When I reached out to the organizers, I decided to pitch the idea as a panel discussion. I’ve assembled a diverse selection of industry leaders who will share different perspectives and ensure some great discussion.
You’ve always been a gamer, but your escape room designs lean harder on puzzles. How do we see the gaming influence in your puzzle-focused escape rooms?
I was more or less raised by the Adventure/Point-and-Click genre of video games. The lion’s share of those games were hard. Conquering them was often a significant challenge (especially before the Internet was tremendously ubiquitous), but it felt so good. My co-founder Dr. Lindsay Morse and I feel strongly that it is far more entertaining and satisfying to encounter and hopefully overcome a tough challenge than breeze through a cakewalk.
However, we are extremely cognizant of a tremendously important distinction: There’s a fine line between challenging and unfair. People often forget that many if not most of the best adventure games (Myst, Grim Fandango, etc.) had their fair share of puzzles that were simply too hard or esoteric to be fair. At Puzzle Break, we love throwing challenges at our players, but they must always fall squarely in the “fair” category.
You’ve now taken this concept aboard cruise ships. How do you have to change your approach to design for the cruise ship games?
In many ways, not very much! Royal Caribbean has a seasoned entertainment staff who have a close handle on what their guests want. We’ve had countless discussions with their creative folks on how we might modify our design methodologies to better suit their customers’ desires. In the end, we changed surprisingly little from a design perspective.
One of the biggest draws of the room escape experience on a cruise is making new friends, so we definitely included a healthy amount of content that requires close teamwork. However, we also made sure to have elements for folks who want to work on stuff by themselves.
What are the technical challenges to operating multiple games in multiple locations on the different ships?
The challenges are simultaneously enormously easy and stupendously tricky. Most of the general operational challenges are nothing a massive cruise line doesn’t deal with 1000 times before breakfast.

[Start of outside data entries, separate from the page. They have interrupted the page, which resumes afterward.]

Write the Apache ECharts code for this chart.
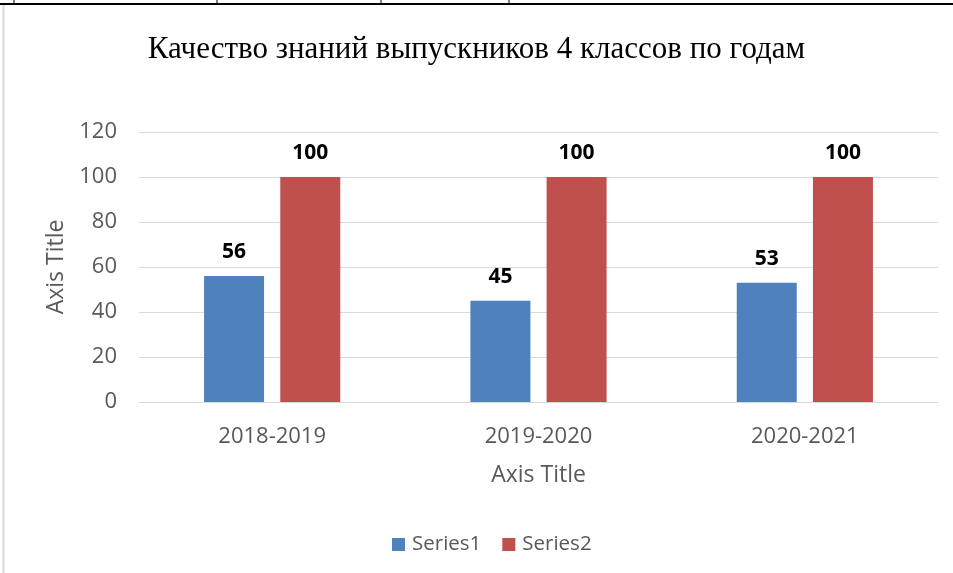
<!DOCTYPE html>
<html>
<head>
    <meta charset="utf-8" />
    <title>Качество знаний</title>
    <script src="https://cdn.jsdelivr.net/npm/echarts@6/dist/echarts.min.js"></script>
    <style>
        html, body { margin: 0; padding: 0; background: #ffffff; }
        #main { width: 953px; height: 573px; }
    </style>
</head>
<body>
<div id="main"></div>
<script type="text/javascript">
    // данные графика
    var years = ['2018-2019', '2019-2020', '2020-2021'];
    var series1 = [56, 45, 53];
    var series2 = [100, 100, 100];
    var yTicks = { min: 0, max: 120, step: 20 };

    var labelFont = 'Open Sans';
    var myChart = echarts.init(document.getElementById('main'));

    var option = {
        backgroundColor: '#ffffff',
        animation: false,
        title: {
            text: 'Качество знаний выпускников 4 классов по годам',
            left: 'center',
            top: 29,
            textStyle: {
                fontFamily: 'Liberation Serif',
                fontSize: 31,
                fontWeight: 'normal',
                color: '#000000'
            }
        },
        // рамка таблицы сверху и слева
        graphic: [
            { type: 'line', shape: { x1: 0, y1: 4, x2: 953, y2: 4 }, style: { stroke: '#000', lineWidth: 2 } },
            { type: 'line', shape: { x1: 14, y1: 0, x2: 14, y2: 4 }, style: { stroke: '#000', lineWidth: 1 } },
            { type: 'line', shape: { x1: 217, y1: 0, x2: 217, y2: 4 }, style: { stroke: '#000', lineWidth: 1 } },
            { type: 'line', shape: { x1: 381, y1: 0, x2: 381, y2: 4 }, style: { stroke: '#000', lineWidth: 1 } },
            { type: 'line', shape: { x1: 509, y1: 0, x2: 509, y2: 4 }, style: { stroke: '#000', lineWidth: 1 } },
            { type: 'line', shape: { x1: 3.5, y1: 5, x2: 3.5, y2: 573 }, style: { stroke: '#d9d9d9', lineWidth: 2 } }
        ],
        legend: {
            bottom: 13,
            left: 387,
            itemWidth: 13,
            itemHeight: 13,
            itemGap: 21,
            icon: 'rect',
            textStyle: { fontFamily: labelFont, fontSize: 20.5, color: '#595959', padding: [0, 0, 0, 2] },
            data: ['Series1', 'Series2']
        },
        grid: {
            left: 139,
            right: 15,
            top: 132,
            bottom: 171
        },
        xAxis: {
            type: 'category',
            data: years,
            name: 'Axis Title',
            nameLocation: 'middle',
            nameGap: 62,
            nameTextStyle: { fontFamily: labelFont, fontSize: 23, color: '#595959' },
            axisLine: { lineStyle: { color: '#d9d9d9', width: 1 } },
            axisTick: { show: false },
            axisLabel: { fontFamily: labelFont, fontSize: 22, color: '#595959', margin: 24 }
        },
        yAxis: {
            type: 'value',
            min: yTicks.min,
            max: yTicks.max,
            interval: yTicks.step,
            name: 'Axis Title',
            nameLocation: 'middle',
            nameGap: 70,
            nameTextStyle: { fontFamily: labelFont, fontSize: 23, color: '#595959' },
            axisLine: { show: false },
            axisTick: { show: false },
            splitLine: { lineStyle: { color: '#d9d9d9', width: 1 } },
            axisLabel: { fontFamily: labelFont, fontSize: 22, color: '#595959', margin: 22 }
        },
        series: [
            {
                name: 'Series1',
                type: 'bar',
                data: series1,
                barWidth: 60,
                barGap: '27%',
                itemStyle: { color: '#4f81bd' },
                label: {
                    show: true,
                    position: 'top',
                    distance: 13,
                    fontFamily: labelFont,
                    fontSize: 21,
                    fontWeight: 'bold',
                    color: '#000000'
                }
            },
            {
                name: 'Series2',
                type: 'bar',
                data: series2,
                barWidth: 60,
                itemStyle: { color: '#c0504d' },
                label: {
                    show: true,
                    position: 'top',
                    distance: 13,
                    fontFamily: labelFont,
                    fontSize: 21,
                    fontWeight: 'bold',
                    color: '#000000'
                }
            }
        ]
    };
    myChart.setOption(option);
</script>
</body>
</html>
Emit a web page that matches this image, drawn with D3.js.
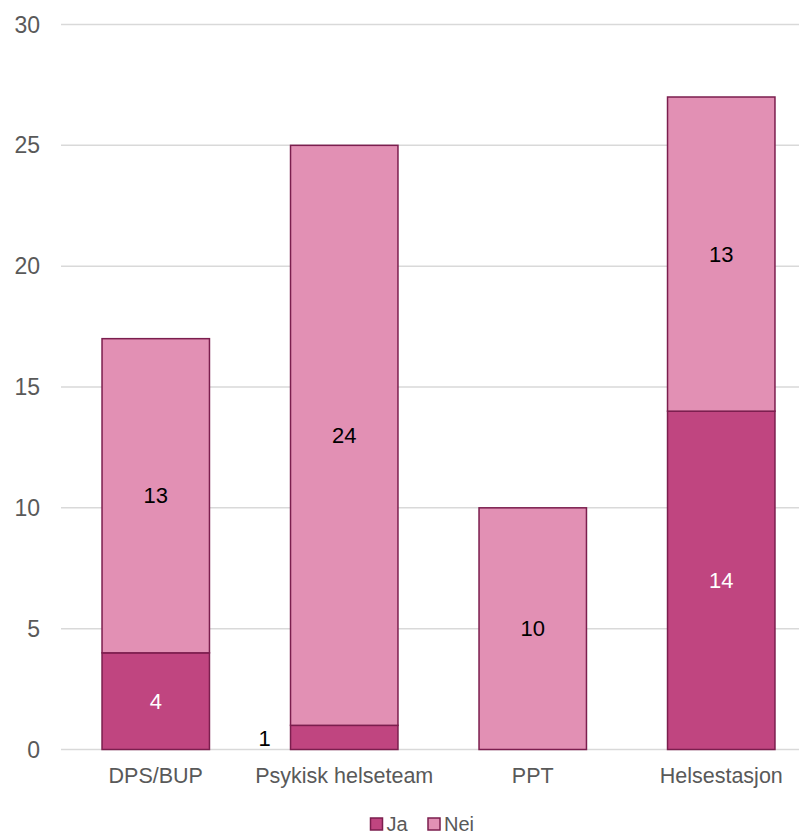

We put together a reference for everything the Royal Caribbean staff could possibly need to setup, run, and maintain the games, and they do it with comparatively few issues.
The real problems are arising with our new Escape the Rubicon room. I’ve famously claimed this is the most technically advanced room escape in existence in many ways, and I wasn’t kidding. We partnered with ShowFX, a stupendously experienced fabrication firm, to create a stunningly beautiful and diabolically complex interactive experience. Maintaining the room’s electronics and mechanics is uncharted territory and we’re figuring out best practices as we go. It ain’t easy.

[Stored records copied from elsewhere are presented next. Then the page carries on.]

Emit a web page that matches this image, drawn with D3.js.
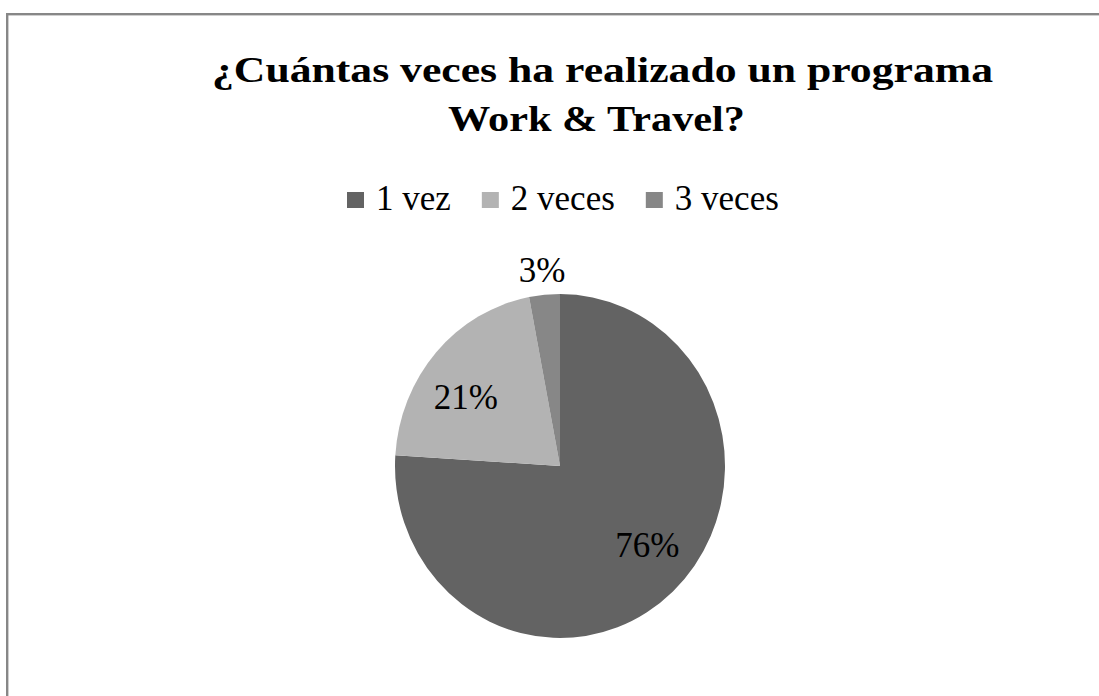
<!DOCTYPE html>
<html>
<head>
<meta charset="utf-8">
<script src="https://cdn.jsdelivr.net/npm/d3@7"></script>
<style>
  html, body { margin: 0; padding: 0; background: #ffffff; }
  svg { display: block; }
</style>
</head>
<body>
<svg id="chart" width="1099" height="696"></svg>
<script>
// ---- data ----
const titleLines = ["¿Cuántas veces ha realizado  un programa", "Work  & Travel?"];
const categories = ["1 vez", "2 veces", "3 veces"];
const values = [76, 21, 3];
const colors = ["#636363", "#b3b3b3", "#878787"];

// ---- layout ----
const W = 1099, H = 696;
const svg = d3.select("#chart");
svg.append("rect").attr("width", W).attr("height", H).attr("fill", "#ffffff");

// chart frame (extends past right & bottom edges)
svg.append("rect")
  .attr("x", 7.2).attr("y", 14.2)
  .attr("width", 1300).attr("height", 900)
  .attr("fill", "none").attr("stroke", "#878787").attr("stroke-width", 2.4);

const serif = "'Liberation Serif', 'Times New Roman', Times, serif";

// title
const titleSpecs = [
  { cx: 602.5, y: 81.5, len: 781 },
  { cx: 596.5, y: 131, len: 297 }
];
titleLines.forEach((t, i) => {
  svg.append("text")
    .attr("x", titleSpecs[i].cx - titleSpecs[i].len / 2)
    .attr("y", titleSpecs[i].y)
    .attr("textLength", titleSpecs[i].len)
    .attr("lengthAdjust", "spacingAndGlyphs")
    .attr("font-family", serif)
    .attr("font-weight", "bold")
    .attr("font-size", 35)
    .attr("fill", "#000")
    .text(t);
});

// legend
const color = d3.scaleOrdinal().domain(categories).range(colors);
const legend = svg.append("g");
let lx = 347;
categories.forEach((c, i) => {
  const g = legend.append("g");
  g.append("rect")
    .attr("x", lx).attr("y", 192)
    .attr("width", 17).attr("height", 16)
    .attr("fill", color(c));
  const txt = g.append("text")
    .attr("x", lx + 29).attr("y", 210)
    .attr("font-family", serif)
    .attr("font-size", 35)
    .attr("fill", "#000")
    .text(c);
  const tw = txt.node().getComputedTextLength();
  lx = lx + 29 + tw + 31;
});

// pie
const cx = 560, cy = 466, R = 165, yScale = 172 / 165;
const pie = d3.pie().sort(null).value(d => d.v).startAngle(0).endAngle(2 * Math.PI);
const data = pie(categories.map((c, i) => ({ c, v: values[i] })));
const arc = d3.arc().innerRadius(0).outerRadius(R);

const pg = svg.append("g").attr("transform", `translate(${cx},${cy}) scale(1,${yScale})`);
pg.selectAll("path").data(data).enter().append("path")
  .attr("d", arc)
  .attr("fill", d => color(d.data.c));

// labels
const total = d3.sum(values);
const labelShift = -6 * Math.PI / 180;   // slight counter-clockwise placement of inside labels
data.forEach(d => {
  const share = d.data.v / total;
  const outside = share < 0.05;
  const r = outside ? R * 1.15 : R * 0.70;
  const a = (d.startAngle + d.endAngle) / 2 + (outside ? 0 : labelShift);
  const x = r * Math.sin(a), y = -r * Math.cos(a);
  svg.append("text")
    .attr("x", cx + x)
    .attr("y", cy + y * yScale)
    .attr("dy", "0.36em")
    .attr("text-anchor", "middle")
    .attr("font-family", serif)
    .attr("font-size", 35)
    .attr("fill", "#000")
    .text(Math.round(share * 100) + "%");
});
</script>
</body>
</html>
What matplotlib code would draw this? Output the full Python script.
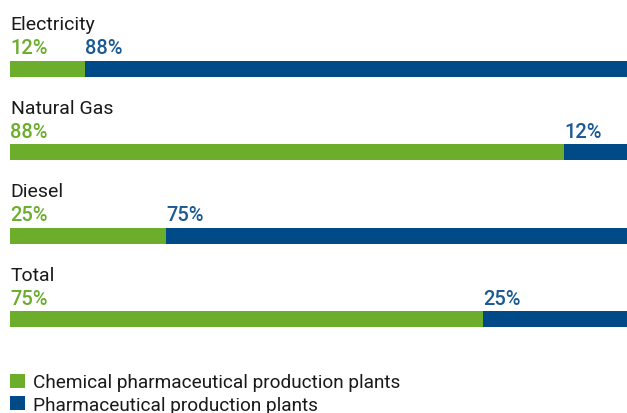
import matplotlib
matplotlib.use("Agg")
import matplotlib.pyplot as plt
from matplotlib.patches import Patch

categories = ["Electricity", "Natural Gas", "Diesel", "Total"]
chem_share = [12.2, 89.8, 25.3, 76.7]
pharma_share = [87.8, 10.2, 74.7, 23.3]
chem_labels = ["12%", "88%", "25%", "75%"]
pharma_labels = ["88%", "12%", "75%", "25%"]
series_names = ["Chemical pharmaceutical production plants", "Pharmaceutical production plants"]

GREEN = "#6cad2c"
BLUE = "#004b87"
BLUE_TXT = "#1b5a93"

plt.rcParams['font.family'] = ['Roboto', 'DejaVu Sans']

W, H = 627, 414
fig = plt.figure(figsize=(W/100, H/100), dpi=100)
ax = fig.add_axes([10/W, 0, 617/W, 1])
spacing = 83.4
ax.set_xlim(0, 100)
ax.set_ylim((H-70)/spacing, -70/spacing)
ax.axis('off')

ys = list(range(len(categories)))
bh = 16/spacing
ax.barh(ys, chem_share, height=bh, color=GREEN, linewidth=0)
ax.barh(ys, pharma_share, left=chem_share, height=bh, color=BLUE, linewidth=0)

for i, cat in enumerate(categories):
    ax.text(0.1, i - 39.5/spacing, cat, ha='left', va='baseline', fontsize=14, color='#1a1a1a')
    ax.text(0, i - 15.5/spacing, chem_labels[i], ha='left', va='baseline', fontsize=14.5,
            color=GREEN, fontweight='medium')
    ax.text(chem_share[i], i - 15.5/spacing, pharma_labels[i], ha='left', va='baseline', fontsize=14.5,
            color=BLUE_TXT, fontweight='medium')

handles = [Patch(facecolor=GREEN, edgecolor='none'), Patch(facecolor=BLUE, edgecolor='none')]
leg = fig.legend(handles, series_names, loc='upper left', bbox_to_anchor=(10/W, 1 - 374.5/H),
                 frameon=False, fontsize=13.7, handlelength=0.78, handleheight=0.78,
                 handletextpad=0.42, labelspacing=0.22, borderpad=0, borderaxespad=0)
for t in leg.get_texts():
    t.set_color('#1a1a1a')

fig.savefig("out.png", dpi=100)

We’ve recently seen photos of the new room you’ve developed for a cruise ship: Escape the Rubicon. It looks like you’ve really taken design up a notch. What are the challenges to bring that level of design to your Seattle and Long Island locations?
With Escape the Rubicon, we wanted to create a truly blockbuster-quality experience. Our design methodologies may not have changed very much, but through the partnership with Royal Caribbean we now had the resources to craft a Hollywood-caliber set and use professional actors to tell a story with next-level immersion.

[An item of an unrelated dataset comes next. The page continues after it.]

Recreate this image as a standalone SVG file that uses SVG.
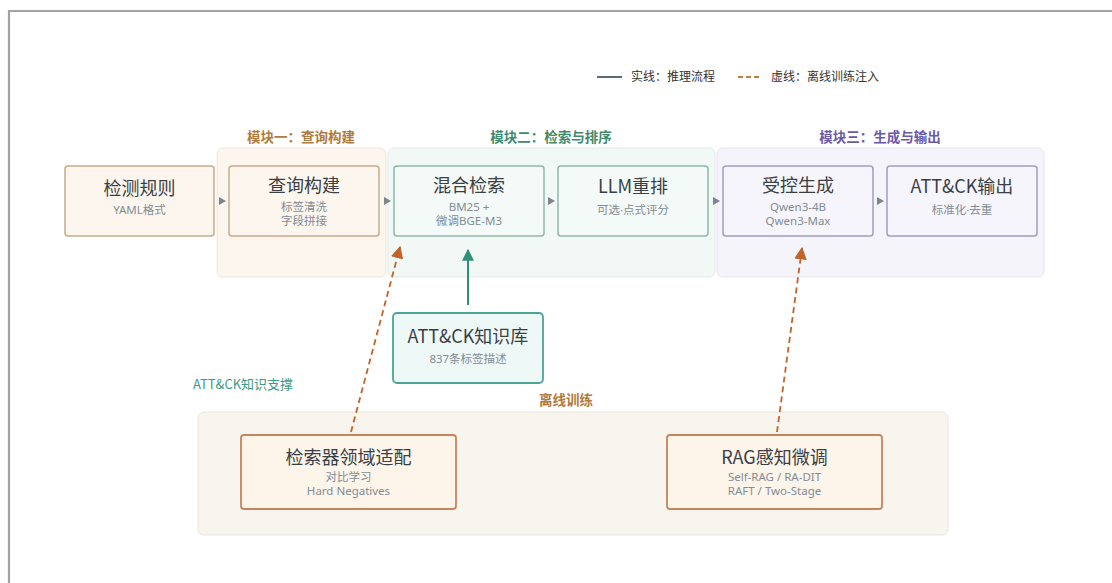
<svg xmlns="http://www.w3.org/2000/svg" width="1112" height="583" viewBox="0 0 1112 583">
<defs>
<style>
text{font-family:"Noto Sans CJK SC","Noto Sans",sans-serif;text-anchor:middle}
.t{font-size:18px;fill:#3a3f45}
.s{font-size:11.5px;fill:#838c95;font-family:"Noto Sans","Noto Sans CJK SC",sans-serif}
.ml{font-size:13.5px;font-weight:bold}
.nO{fill:#fdf6ee;stroke:#c9ab8c;stroke-width:1.5}
.nG{fill:#f3faf7;stroke:#8fb8a8;stroke-width:1.5}
.nP{fill:#f6f5fc;stroke:#a29cc4;stroke-width:1.5}
.nT{fill:#eef8f6;stroke:#4aa597;stroke-width:1.8}
.nF{fill:#fdf4ea;stroke:#c8845a;stroke-width:1.8}
.flow{fill:#7a8590}
.dash{stroke:#c0642a;stroke-width:1.8;stroke-dasharray:6,4;fill:none}
</style>
<marker id="ao" viewBox="0 0 10 10" refX="9" refY="5" markerWidth="7" markerHeight="7" orient="auto"><path d="M0,0 L10,5 L0,10 z" fill="#c0642a"/></marker>
<marker id="ag" viewBox="0 0 10 10" refX="9" refY="5" markerWidth="6" markerHeight="6" orient="auto"><path d="M0,0 L10,5 L0,10 z" fill="#2f8f7a"/></marker>
</defs>
<rect width="1112" height="583" fill="#ffffff"/>
<path d="M9,583 V11 H1112" fill="none" stroke="#a3a3a3" stroke-width="2.2"/>

<g id="legend">
<line x1="597" y1="77" x2="622" y2="77" stroke="#5a6a7a" stroke-width="2"/>
<text x="673" y="81" style="font-size:12px;fill:#333">实线：推理流程</text>
<line x1="738" y1="77" x2="762" y2="77" stroke="#c0803a" stroke-width="2" stroke-dasharray="5,3"/>
<text x="825" y="81" style="font-size:12px;fill:#333">虚线：离线训练注入</text>
</g>

<g id="module1">
<rect x="217" y="148" width="169" height="129" rx="6" fill="#fcf6ef" stroke="#efe6dc"/>
<text class="ml" x="301" y="142" fill="#b07a40">模块一：查询构建</text>
</g>
<g id="module2">
<rect x="388" y="148" width="327" height="129" rx="6" fill="#f2f8f5" stroke="#e0ece6"/>
<text class="ml" x="551" y="142" fill="#3f8a6a">模块二：检索与排序</text>
</g>
<g id="module3">
<rect x="717" y="148" width="327" height="129" rx="6" fill="#f5f4fb" stroke="#e6e4f0"/>
<text class="ml" x="880" y="142" fill="#6a5aa8">模块三：生成与输出</text>
</g>
<g id="offline">
<rect x="198" y="412" width="750" height="123" rx="6" fill="#f8f5ef" stroke="#ebe6dc"/>
<text class="ml" x="566" y="405" fill="#b07a40">离线训练</text>
</g>

<g id="n1"><rect class="nO" x="65" y="166" width="149" height="70" rx="3"/>
<text class="t" x="139.5" y="195">检测规则</text><text class="s" x="139.5" y="214">YAML格式</text></g>
<g id="n2"><rect class="nO" x="229" y="166" width="150" height="70" rx="3"/>
<text class="t" x="304" y="192">查询构建</text><text class="s" x="304" y="211">标签清洗</text><text class="s" x="304" y="225">字段拼接</text></g>
<g id="n3"><rect class="nG" x="394" y="166" width="150" height="70" rx="3"/>
<text class="t" x="469" y="192">混合检索</text><text class="s" x="469" y="211">BM25 +</text><text class="s" x="469" y="225">微调BGE-M3</text></g>
<g id="n4"><rect class="nG" x="558" y="166" width="150" height="70" rx="3"/>
<text class="t" x="633" y="193">LLM重排</text><text class="s" x="633" y="214">可选·点式评分</text></g>
<g id="n5"><rect class="nP" x="723" y="166" width="150" height="70" rx="3"/>
<text class="t" x="798" y="192">受控生成</text><text class="s" x="798" y="211">Qwen3-4B</text><text class="s" x="798" y="225">Qwen3-Max</text></g>
<g id="n6"><rect class="nP" x="887" y="166" width="150" height="70" rx="3"/>
<text class="t" x="962" y="193">ATT&amp;CK输出</text><text class="s" x="962" y="214">标准化·去重</text></g>
<g id="kb"><rect class="nT" x="393" y="313" width="150" height="70" rx="4"/>
<text class="t" x="468" y="343">ATT&amp;CK知识库</text><text class="s" x="468" y="363">837条标签描述</text></g>
<g id="f1"><rect class="nF" x="241" y="435" width="215" height="74" rx="3"/>
<text class="t" x="348.5" y="464">检索器领域适配</text><text class="s" x="348.5" y="481">对比学习</text><text class="s" x="348.5" y="495">Hard Negatives</text></g>
<g id="f2"><rect class="nF" x="667" y="435" width="215" height="74" rx="3"/>
<text class="t" x="774.5" y="464">RAG感知微调</text><text class="s" x="774.5" y="481">Self-RAG / RA-DIT</text><text class="s" x="774.5" y="495">RAFT / Two-Stage</text></g>

<text x="243" y="389" style="font-size:13px;fill:#3f9a88">ATT&amp;CK知识支撑</text>

<g id="connectors">
<path class="flow" d="M219,197 L226,201 L219,205 z"/>
<path class="flow" d="M384,197 L391,201 L384,205 z"/>
<path class="flow" d="M548,197 L555,201 L548,205 z"/>
<path class="flow" d="M713,197 L720,201 L713,205 z"/>
<path class="flow" d="M877,197 L884,201 L877,205 z"/>
<line x1="468" y1="305" x2="468" y2="250" stroke="#2f8f7a" stroke-width="2" marker-end="url(#ag)"/>
<line class="dash" x1="351" y1="432" x2="400" y2="247" marker-end="url(#ao)"/>
<line class="dash" x1="777" y1="432" x2="802" y2="248" marker-end="url(#ao)"/>
</g>
</svg>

The two biggest jumps in Rubicon were budget and technology.
Puzzle Break is entirely self-funded. As we grow, we put a ton of resources right back into R&D for new rooms and interactive experiences. Each progressive room we make is an evolutionary leap in fit & finish. Additionally, with every project we complete, our team learns more and more about embedded technology and systems. We are continuing to work to elevate the technology, design, and polish in all Puzzle Break games.